Reproduce the data exactly and drop any pictures it holds.

[Figure scripts]
-.-.-

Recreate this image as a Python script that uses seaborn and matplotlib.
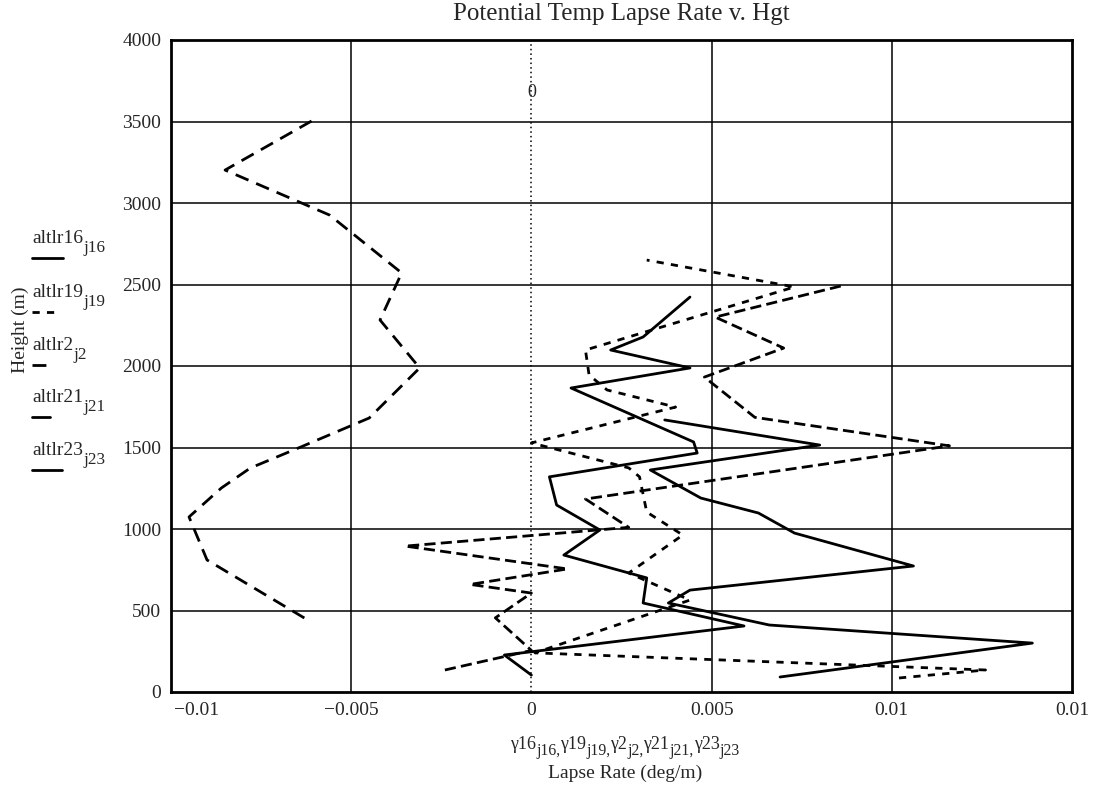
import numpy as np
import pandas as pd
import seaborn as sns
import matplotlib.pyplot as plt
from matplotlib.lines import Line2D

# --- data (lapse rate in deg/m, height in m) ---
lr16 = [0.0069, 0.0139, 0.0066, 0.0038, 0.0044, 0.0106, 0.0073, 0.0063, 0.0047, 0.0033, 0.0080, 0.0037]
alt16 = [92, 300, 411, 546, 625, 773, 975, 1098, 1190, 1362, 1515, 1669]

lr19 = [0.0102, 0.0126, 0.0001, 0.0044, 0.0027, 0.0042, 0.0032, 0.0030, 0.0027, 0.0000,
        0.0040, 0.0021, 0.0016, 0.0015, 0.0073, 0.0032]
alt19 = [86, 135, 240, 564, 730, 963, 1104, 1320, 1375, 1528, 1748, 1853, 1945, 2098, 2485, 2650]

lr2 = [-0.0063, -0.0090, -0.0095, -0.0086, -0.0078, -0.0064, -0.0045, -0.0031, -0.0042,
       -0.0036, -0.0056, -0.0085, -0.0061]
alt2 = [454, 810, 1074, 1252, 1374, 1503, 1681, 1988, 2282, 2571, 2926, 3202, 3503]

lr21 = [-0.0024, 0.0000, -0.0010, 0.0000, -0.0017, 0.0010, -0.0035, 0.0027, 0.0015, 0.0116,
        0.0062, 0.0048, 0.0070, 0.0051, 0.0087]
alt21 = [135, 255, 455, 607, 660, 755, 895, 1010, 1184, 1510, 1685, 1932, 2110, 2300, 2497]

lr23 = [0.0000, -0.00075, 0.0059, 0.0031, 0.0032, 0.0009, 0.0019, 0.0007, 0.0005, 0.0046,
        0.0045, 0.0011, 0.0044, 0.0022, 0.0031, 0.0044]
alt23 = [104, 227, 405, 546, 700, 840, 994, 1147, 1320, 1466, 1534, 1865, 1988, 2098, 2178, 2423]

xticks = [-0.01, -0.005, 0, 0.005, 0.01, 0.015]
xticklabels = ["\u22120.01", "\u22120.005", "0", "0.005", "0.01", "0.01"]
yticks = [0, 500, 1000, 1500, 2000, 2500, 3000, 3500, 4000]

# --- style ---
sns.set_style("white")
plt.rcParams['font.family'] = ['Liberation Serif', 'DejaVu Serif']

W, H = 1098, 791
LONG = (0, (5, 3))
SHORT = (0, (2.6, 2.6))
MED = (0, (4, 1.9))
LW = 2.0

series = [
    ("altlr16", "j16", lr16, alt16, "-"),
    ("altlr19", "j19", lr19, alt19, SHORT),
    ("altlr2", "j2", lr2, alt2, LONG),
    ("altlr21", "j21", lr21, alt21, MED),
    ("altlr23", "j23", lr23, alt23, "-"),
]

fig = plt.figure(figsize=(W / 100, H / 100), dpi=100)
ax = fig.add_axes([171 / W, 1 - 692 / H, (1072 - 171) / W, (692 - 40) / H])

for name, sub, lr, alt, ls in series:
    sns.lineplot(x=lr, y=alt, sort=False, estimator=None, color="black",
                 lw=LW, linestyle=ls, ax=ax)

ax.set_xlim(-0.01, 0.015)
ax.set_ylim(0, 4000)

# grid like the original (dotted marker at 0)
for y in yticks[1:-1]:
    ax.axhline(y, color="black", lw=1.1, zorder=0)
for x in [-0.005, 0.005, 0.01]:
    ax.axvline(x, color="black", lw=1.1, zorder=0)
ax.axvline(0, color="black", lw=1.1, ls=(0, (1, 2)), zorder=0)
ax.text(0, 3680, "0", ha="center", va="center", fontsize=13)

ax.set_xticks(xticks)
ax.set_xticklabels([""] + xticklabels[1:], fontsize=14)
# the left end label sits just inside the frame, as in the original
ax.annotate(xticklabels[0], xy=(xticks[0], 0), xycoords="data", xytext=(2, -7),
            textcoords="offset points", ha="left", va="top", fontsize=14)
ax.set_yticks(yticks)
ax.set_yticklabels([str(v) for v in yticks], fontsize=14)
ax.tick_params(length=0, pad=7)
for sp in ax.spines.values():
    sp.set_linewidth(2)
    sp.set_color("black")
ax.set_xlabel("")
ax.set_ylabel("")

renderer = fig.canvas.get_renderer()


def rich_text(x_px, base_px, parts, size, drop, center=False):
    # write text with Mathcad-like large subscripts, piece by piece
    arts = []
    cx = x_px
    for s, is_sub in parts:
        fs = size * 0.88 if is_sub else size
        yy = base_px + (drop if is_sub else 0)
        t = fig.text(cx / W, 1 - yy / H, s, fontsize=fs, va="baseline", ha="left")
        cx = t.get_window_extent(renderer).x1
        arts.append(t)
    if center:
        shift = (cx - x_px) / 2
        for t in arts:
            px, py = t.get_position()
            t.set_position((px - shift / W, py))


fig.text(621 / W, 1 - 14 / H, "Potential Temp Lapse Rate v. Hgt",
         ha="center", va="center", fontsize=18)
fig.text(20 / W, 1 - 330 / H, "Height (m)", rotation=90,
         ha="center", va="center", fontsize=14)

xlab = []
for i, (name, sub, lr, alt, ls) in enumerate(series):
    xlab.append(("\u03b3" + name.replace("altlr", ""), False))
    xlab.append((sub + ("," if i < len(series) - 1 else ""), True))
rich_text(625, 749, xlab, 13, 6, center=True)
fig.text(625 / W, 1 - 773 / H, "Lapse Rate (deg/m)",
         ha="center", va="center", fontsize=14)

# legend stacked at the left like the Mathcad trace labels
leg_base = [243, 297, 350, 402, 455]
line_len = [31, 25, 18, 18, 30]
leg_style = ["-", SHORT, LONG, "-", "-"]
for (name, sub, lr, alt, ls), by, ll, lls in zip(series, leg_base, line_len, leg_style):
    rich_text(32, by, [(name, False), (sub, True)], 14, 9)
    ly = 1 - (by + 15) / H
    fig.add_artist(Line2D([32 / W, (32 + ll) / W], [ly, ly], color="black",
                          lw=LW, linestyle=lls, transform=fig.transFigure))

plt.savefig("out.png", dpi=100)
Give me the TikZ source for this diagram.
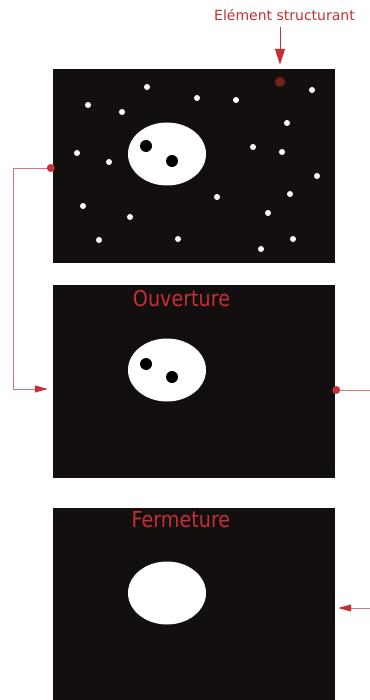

-.-.-

-- The completed task --
Recreate this image as a Python script that uses seaborn and matplotlib.
import numpy as np
import pandas as pd
import seaborn as sns
import matplotlib.pyplot as plt
from matplotlib.lines import Line2D

# --- data (lapse rate in deg/m, height in m) ---
lr16 = [0.0069, 0.0139, 0.0066, 0.0038, 0.0044, 0.0106, 0.0073, 0.0063, 0.0047, 0.0033, 0.0080, 0.0037]
alt16 = [92, 300, 411, 546, 625, 773, 975, 1098, 1190, 1362, 1515, 1669]

lr19 = [0.0102, 0.0126, 0.0001, 0.0044, 0.0027, 0.0042, 0.0032, 0.0030, 0.0027, 0.0000,
        0.0040, 0.0021, 0.0016, 0.0015, 0.0073, 0.0032]
alt19 = [86, 135, 240, 564, 730, 963, 1104, 1320, 1375, 1528, 1748, 1853, 1945, 2098, 2485, 2650]

lr2 = [-0.0063, -0.0090, -0.0095, -0.0086, -0.0078, -0.0064, -0.0045, -0.0031, -0.0042,
       -0.0036, -0.0056, -0.0085, -0.0061]
alt2 = [454, 810, 1074, 1252, 1374, 1503, 1681, 1988, 2282, 2571, 2926, 3202, 3503]

lr21 = [-0.0024, 0.0000, -0.0010, 0.0000, -0.0017, 0.0010, -0.0035, 0.0027, 0.0015, 0.0116,
        0.0062, 0.0048, 0.0070, 0.0051, 0.0087]
alt21 = [135, 255, 455, 607, 660, 755, 895, 1010, 1184, 1510, 1685, 1932, 2110, 2300, 2497]

lr23 = [0.0000, -0.00075, 0.0059, 0.0031, 0.0032, 0.0009, 0.0019, 0.0007, 0.0005, 0.0046,
        0.0045, 0.0011, 0.0044, 0.0022, 0.0031, 0.0044]
alt23 = [104, 227, 405, 546, 700, 840, 994, 1147, 1320, 1466, 1534, 1865, 1988, 2098, 2178, 2423]

xticks = [-0.01, -0.005, 0, 0.005, 0.01, 0.015]
xticklabels = ["\u22120.01", "\u22120.005", "0", "0.005", "0.01", "0.01"]
yticks = [0, 500, 1000, 1500, 2000, 2500, 3000, 3500, 4000]

# --- style ---
sns.set_style("white")
plt.rcParams['font.family'] = ['Liberation Serif', 'DejaVu Serif']

W, H = 1098, 791
LONG = (0, (5, 3))
SHORT = (0, (2.6, 2.6))
MED = (0, (4, 1.9))
LW = 2.0

series = [
    ("altlr16", "j16", lr16, alt16, "-"),
    ("altlr19", "j19", lr19, alt19, SHORT),
    ("altlr2", "j2", lr2, alt2, LONG),
    ("altlr21", "j21", lr21, alt21, MED),
    ("altlr23", "j23", lr23, alt23, "-"),
]

fig = plt.figure(figsize=(W / 100, H / 100), dpi=100)
ax = fig.add_axes([171 / W, 1 - 692 / H, (1072 - 171) / W, (692 - 40) / H])

for name, sub, lr, alt, ls in series:
    sns.lineplot(x=lr, y=alt, sort=False, estimator=None, color="black",
                 lw=LW, linestyle=ls, ax=ax)

ax.set_xlim(-0.01, 0.015)
ax.set_ylim(0, 4000)

# grid like the original (dotted marker at 0)
for y in yticks[1:-1]:
    ax.axhline(y, color="black", lw=1.1, zorder=0)
for x in [-0.005, 0.005, 0.01]:
    ax.axvline(x, color="black", lw=1.1, zorder=0)
ax.axvline(0, color="black", lw=1.1, ls=(0, (1, 2)), zorder=0)
ax.text(0, 3680, "0", ha="center", va="center", fontsize=13)

ax.set_xticks(xticks)
ax.set_xticklabels([""] + xticklabels[1:], fontsize=14)
# the left end label sits just inside the frame, as in the original
ax.annotate(xticklabels[0], xy=(xticks[0], 0), xycoords="data", xytext=(2, -7),
            textcoords="offset points", ha="left", va="top", fontsize=14)
ax.set_yticks(yticks)
ax.set_yticklabels([str(v) for v in yticks], fontsize=14)
ax.tick_params(length=0, pad=7)
for sp in ax.spines.values():
    sp.set_linewidth(2)
    sp.set_color("black")
ax.set_xlabel("")
ax.set_ylabel("")

renderer = fig.canvas.get_renderer()


def rich_text(x_px, base_px, parts, size, drop, center=False):
    # write text with Mathcad-like large subscripts, piece by piece
    arts = []
    cx = x_px
    for s, is_sub in parts:
        fs = size * 0.88 if is_sub else size
        yy = base_px + (drop if is_sub else 0)
        t = fig.text(cx / W, 1 - yy / H, s, fontsize=fs, va="baseline", ha="left")
        cx = t.get_window_extent(renderer).x1
        arts.append(t)
    if center:
        shift = (cx - x_px) / 2
        for t in arts:
            px, py = t.get_position()
            t.set_position((px - shift / W, py))


fig.text(621 / W, 1 - 14 / H, "Potential Temp Lapse Rate v. Hgt",
         ha="center", va="center", fontsize=18)
fig.text(20 / W, 1 - 330 / H, "Height (m)", rotation=90,
         ha="center", va="center", fontsize=14)

xlab = []
for i, (name, sub, lr, alt, ls) in enumerate(series):
    xlab.append(("\u03b3" + name.replace("altlr", ""), False))
    xlab.append((sub + ("," if i < len(series) - 1 else ""), True))
rich_text(625, 749, xlab, 13, 6, center=True)
fig.text(625 / W, 1 - 773 / H, "Lapse Rate (deg/m)",
         ha="center", va="center", fontsize=14)

# legend stacked at the left like the Mathcad trace labels
leg_base = [243, 297, 350, 402, 455]
line_len = [31, 25, 18, 18, 30]
leg_style = ["-", SHORT, LONG, "-", "-"]
for (name, sub, lr, alt, ls), by, ll, lls in zip(series, leg_base, line_len, leg_style):
    rich_text(32, by, [(name, False), (sub, True)], 14, 9)
    ly = 1 - (by + 15) / H
    fig.add_artist(Line2D([32 / W, (32 + ll) / W], [ly, ly], color="black",
                          lw=LW, linestyle=lls, transform=fig.transFigure))

plt.savefig("out.png", dpi=100)
Give me the TikZ source for this diagram.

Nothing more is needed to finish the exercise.